Para combater a maquiagem contábil que levou à crise fiscal brasileira, o Senado Federal instala hoje a Instituição Fiscal Independente (IFI), órgão que terá a função de monitorar o desempenho orçamentário e fazer contraponto aos números das contas públicas divulgados pelo governo. O órgão será chefiado pelo economista Felipe Salto, que teve sua indicação aprovada pela comissão diretora do Senado após uma sabatina comandada pelo presidente da Casa, Renan Calheiros.

A proposta de criação da IFI surgiu no ano passado, em meio ao debate sobre as pedaladas fiscais, como ficaram conhecidos os atrasos nos pagamentos de dívidas do governo com os bancos públicos que levaram ao impeachment da presidente Dilma Rousseff.

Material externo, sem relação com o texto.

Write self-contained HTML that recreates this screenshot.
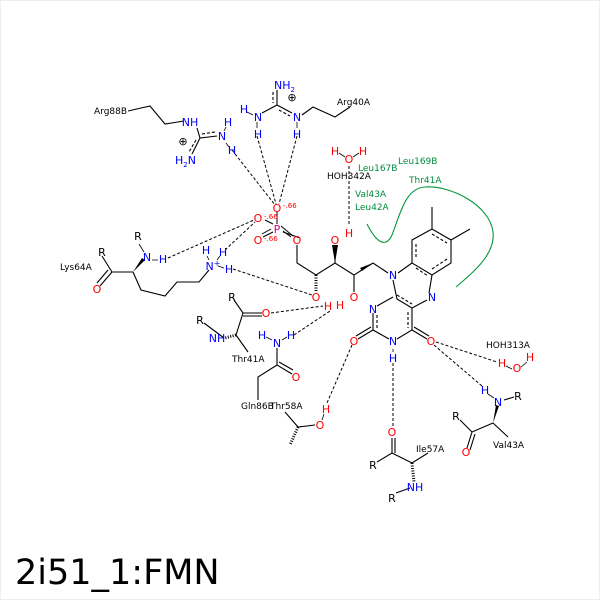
<!DOCTYPE html>
<html><head><meta charset="utf-8"><style>
html,body{margin:0;padding:0;background:#fff}
svg{display:block}
text{font-family:"DejaVu Sans","Liberation Sans",sans-serif;font-size:11px}
.b{fill:#000}.n{fill:#0000ff}.o{fill:#ff0000}.g{fill:#008c3c}.p{fill:#d4008c}
</style></head><body>
<svg width="600" height="600" viewBox="0 0 600 600" xmlns="http://www.w3.org/2000/svg">
<rect x="0.5" y="0.5" width="599" height="599" fill="#fff" stroke="#eee"/>
<g stroke="#000" stroke-width="1.1" fill="none">
<path d="M412,263 L412,240 L432,229 L451,240 L451,263 L432,275 Z"/>
<path d="M416,244 L416,259 M432,234 L447,243 M447,259 L432,269" stroke-dasharray="3,2"/>
<path d="M432,229 L432,207 M451,240 L470,229"/>
<path d="M398,273 L412,263 M432,275 L429,293 M427,300 L412,308 L397,299 L393,280"/>
<path d="M397,295 L412,304 M416,268 L428,276" stroke-dasharray="3,2"/>
<path d="M393,297 L377,306 M373,313 L373,330 L389,339 M397,339 L412,330 L412,308"/>
<path d="M377,315 L377,328 M408,312 L408,328" stroke-dasharray="3,2"/>
<path d="M373,330 L358,339 M371,327 L356,336 M412,330 L427,339 M414,327 L429,336"/>
<path d="M388,273 L373,263"/>
<path d="M373,263 L354,275 L354,292 M354,275 L335,263 L316,275 L297,263 L297,245 M335,263 L335,245"/>
<path d="M300,238 L283,232"/>
<path d="M128,111 L150,106 L165,124 L184,121 M197,128 L200,138 L217,136 M200,138 L192,154"/>
<path d="M202,134 L215,132 M196,140 L189,152" stroke-dasharray="3,2"/>
<path d="M277,90 L277,105 L262,113 M277,105 L292,113 M302,115 L313,107 L335,117 L350,107"/>
<path d="M273,92 L273,103 M279,110 L290,116" stroke-dasharray="3,2"/>
<path d="M102,256 L112,272 L133,272 M112,272 L100,286 M108,270 L97,283 M133,272 L141,290 L165,296 L177,282 L199,282 L209,270"/>
<path d="M234,300 L243,313 L262,313 M243,316 L262,316 M243,313 L236,335 L248,352 M224,338 L204,323"/>
<path d="M277,348 L277,365 L292,374 M279,362 L293,370 M277,365 L258,377 L258,400"/>
<path d="M285,412 L298,427 L315,425"/>
<path d="M392,438 L392,453 M395,438 L395,453 M392,453 L377,462 M392,453 L412,463 L428,453"/>
<path d="M396,493 L410,488"/>
<path d="M504,400 L514,397 M493,423 L472,432 L460,420 M472,432 L467,448 M475,434 L470,450 M493,423 L508,437"/>
</g>
<g stroke="#000" stroke-width="0.8">
<path d="M139,244 L144,252 M266,337 L272,340 M282,340 L287,337 M247,112 L253,115 M488,394 L494,398 M506,366 L512,369 M521,367 L527,362 M322,420 L324,414 M224,131 L226,127 M226,143 L229,147 M152,260 L158,260 M218,266 L224,268 M209,260 L207,256 M217,260 L220,256 M257,122 L257,128 M297,122 L297,128 M393,349 L393,352"/>
</g>
<g fill="#000">
<polygon points="373,263 360,268 362,271"/>
<polygon points="335,263 332,245 338,245"/>
<polygon points="133,272 145,260 142,258"/>
<polygon points="493,423 496,405 499,406"/>
</g>
<g stroke="#000" stroke-width="3" stroke-dasharray="1,1.5">
<path d="M316,275 L316,292"/>
<path d="M236,335 L225,338"/>
<path d="M298,427 L290,445"/>
<path d="M412,463 L414,482"/>
</g>
<g stroke="#000" stroke-width="1">
<path d="M273,224 L265,220 M281,226 L293,236 M283,231 L291,237 M273,232 L263,237 M271,229 L262,234 M277,224 L277,212"/>
</g>
<g stroke="#000" stroke-width="1" stroke-dasharray="3,2" fill="none">
<path d="M232,150 L275,205 M257,136 L276,204 M297,136 L279,204"/>
<path d="M168,258 L254,220 M225,250 L255,222 M233,269 L312,295"/>
<path d="M349,166 L349,226"/>
<path d="M271,313 L323,306 M294,335 L330,311"/>
<path d="M352,345 L327,403"/>
<path d="M393,363 L393,427"/>
<path d="M436,342 L497,362 M434,345 L482,386"/>
</g>
<path d="M367,224 C375,240 385,250 392,235 C400,215 405,188 425,187 C450,185 490,205 493,232 C496,255 470,275 456,287" stroke="#00963c" stroke-width="1.1" fill="none"/>
<text x="393" y="279" class="n" text-anchor="middle">N</text>
<text x="432" y="301" class="n" text-anchor="middle">N</text>
<text x="373" y="313" class="n" text-anchor="middle">N</text>
<text x="393" y="345" class="n" text-anchor="middle">N</text>
<text x="393" y="362" class="n" text-anchor="middle">H</text>
<text x="354" y="345" class="o" text-anchor="middle">O</text>
<text x="431" y="345" class="o" text-anchor="middle">O</text>
<text x="354" y="301" class="o" text-anchor="middle">O</text>
<text x="340" y="309" class="o" text-anchor="middle">H</text>
<text x="335" y="244" class="o" text-anchor="middle">O</text>
<text x="349" y="237" class="o" text-anchor="middle">H</text>
<text x="316" y="301" class="o" text-anchor="middle">O</text>
<text x="328" y="310" class="o" text-anchor="middle">H</text>
<text x="297" y="244" class="o" text-anchor="middle">O</text>
<text x="277" y="233" class="p" text-anchor="middle">P</text>
<text x="277" y="212" class="o" text-anchor="middle">O</text><text x="283" y="208" class="o" style="font-size:7px">-.66</text>
<text x="258" y="222" class="o" text-anchor="middle">O</text><text x="264" y="219" class="o" style="font-size:7px">-.66</text>
<text x="258" y="244" class="o" text-anchor="middle">O</text><text x="264" y="241" class="o" style="font-size:7px">-.66</text>
<text x="335" y="155" class="o" text-anchor="middle">H</text>
<text x="349" y="163" class="o" text-anchor="middle">O</text>
<text x="363" y="155" class="o" text-anchor="middle">H</text>
<path d="M339,153 L345,157 M353,157 L359,153" stroke="#000" stroke-width="0.8"/>
<text x="327" y="179" class="b" style="font-size:9px">HOH342A</text>
<text x="358" y="171" class="g" style="font-size:9px">Leu167B</text>
<text x="398" y="164" class="g" style="font-size:9px">Leu169B</text>
<text x="409" y="183" class="g" style="font-size:9px">Thr41A</text>
<text x="355" y="197" class="g" style="font-size:9px">Val43A</text>
<text x="355" y="210" class="g" style="font-size:9px">Leu42A</text>
<text x="94" y="114" class="b" style="font-size:9px">Arg88B</text>
<text x="190" y="126" class="n" text-anchor="middle">NH</text>
<text x="183" y="145" class="b" text-anchor="middle" style="font-size:11px">⊕</text>
<text x="222" y="140" class="n" text-anchor="middle">N</text>
<text x="228" y="126" class="n" text-anchor="middle">H</text>
<text x="232" y="154" class="n" text-anchor="middle">H</text>
<text x="175" y="164" class="n">H<tspan dy="3" style="font-size:7px">2</tspan><tspan dy="-3">N</tspan></text>
<text x="274" y="89" class="n">NH<tspan dy="3" style="font-size:7px">2</tspan></text>
<text x="292" y="101" class="b" text-anchor="middle" style="font-size:11px">⊕</text>
<text x="258" y="121" class="n" text-anchor="middle">N</text>
<text x="244" y="113" class="n" text-anchor="middle">H</text>
<text x="258" y="138" class="n" text-anchor="middle">H</text>
<text x="297" y="121" class="n" text-anchor="middle">N</text>
<text x="297" y="138" class="n" text-anchor="middle">H</text>
<text x="337" y="105" class="b" style="font-size:9px">Arg40A</text>
<text x="60" y="270" class="b" style="font-size:9px">Lys64A</text>
<text x="102" y="256" class="b" text-anchor="middle">R</text>
<text x="97" y="293" class="o" text-anchor="middle">O</text>
<text x="138" y="240" class="b" text-anchor="middle">R</text>
<text x="147" y="261" class="n" text-anchor="middle">N</text>
<text x="163" y="263" class="n" text-anchor="middle">H</text>
<text x="213" y="270" class="n" text-anchor="middle">N<tspan dy="-4" style="font-size:8px">+</tspan></text>
<text x="206" y="254" class="n" text-anchor="middle">H</text>
<text x="223" y="256" class="n" text-anchor="middle">H</text>
<text x="229" y="273" class="n" text-anchor="middle">H</text>
<text x="232" y="301" class="b" text-anchor="middle">R</text>
<text x="266" y="317" class="o" text-anchor="middle">O</text>
<text x="200" y="324" class="b" text-anchor="middle">R</text>
<text x="217" y="342" class="n" text-anchor="middle">NH</text>
<text x="232" y="362" class="b" style="font-size:9px">Thr41A</text>
<text x="262" y="339" class="n" text-anchor="middle">H</text>
<text x="277" y="347" class="n" text-anchor="middle">N</text>
<text x="291" y="339" class="n" text-anchor="middle">H</text>
<text x="296" y="381" class="o" text-anchor="middle">O</text>
<text x="241" y="409" class="b" style="font-size:9px">Gln86B</text>
<text x="270" y="409" class="b" style="font-size:9px">Thr58A</text>
<text x="320" y="429" class="o" text-anchor="middle">O</text>
<text x="326" y="413" class="o" text-anchor="middle">H</text>
<text x="392" y="436" class="o" text-anchor="middle">O</text>
<text x="373" y="469" class="b" text-anchor="middle">R</text>
<text x="416" y="452" class="b" style="font-size:9px">Ile57A</text>
<text x="415" y="491" class="n" text-anchor="middle">NH</text>
<text x="392" y="502" class="b" text-anchor="middle">R</text>
<text x="486" y="348" class="b" style="font-size:9px">HOH313A</text>
<text x="502" y="367" class="o" text-anchor="middle">H</text>
<text x="517" y="372" class="o" text-anchor="middle">O</text>
<text x="530" y="361" class="o" text-anchor="middle">H</text>
<text x="485" y="394" class="n" text-anchor="middle">H</text>
<text x="498" y="406" class="n" text-anchor="middle">N</text>
<text x="518" y="400" class="b" text-anchor="middle">R</text>
<text x="456" y="420" class="b" text-anchor="middle">R</text>
<text x="466" y="456" class="o" text-anchor="middle">O</text>
<text x="493" y="448" class="b" style="font-size:9px">Val43A</text>
<text x="15" y="584" class="b" style="font-size:35px">2i51_1:FMN</text>
</svg>
</body></html>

Com a instalação do IFI, o Brasil vai integrar um grupo de 28 países que já possuem órgãos independentes, a maior parte deles vinculado ao Legislativo. É o caso do CBO (Congressional Budget Office, na sigla em inglês) dos EUA, criado em 1974 e que realiza análises independentes sobre a sustentabilidade fiscal a longo prazo. Em outros países, são vinculadas ao Executivo ou a órgãos de controle.

A criação desse tipo de instituição pelos países cresceu depois da crise financeira internacional de 2008. Canadá, Austrália e Itália são alguns dos países que criaram suas IFIs mais recentemente.

Durante a sabatina, Salto destacou que a IFI terá a missão de trazer mais luz para as contas públicas. “A relevância de um órgão independente com as características da IFI fica ainda mais evidente diante da profunda crise econômica e fiscal vivida pelo Brasil”, afirmou o economista, atualmente assessor parlamentar do gabinete do senador José Aníbal (PSDB-SP). Salto foi indicado por Calheiros com apoio do senador licenciado e atual ministro das Relações Exteriores, José Serra.

A despeito da indicação tucana, Salto, especialista em contabilidade pública, disse que a instituição terá atuação apartidária e plural. Ele fez questão de destacar durante a audiência no Senado que a atuação da IFI não terá intersecção com a atividade dos órgãos de controle, como o Tribunal de Contas da União (TCU). / A.F.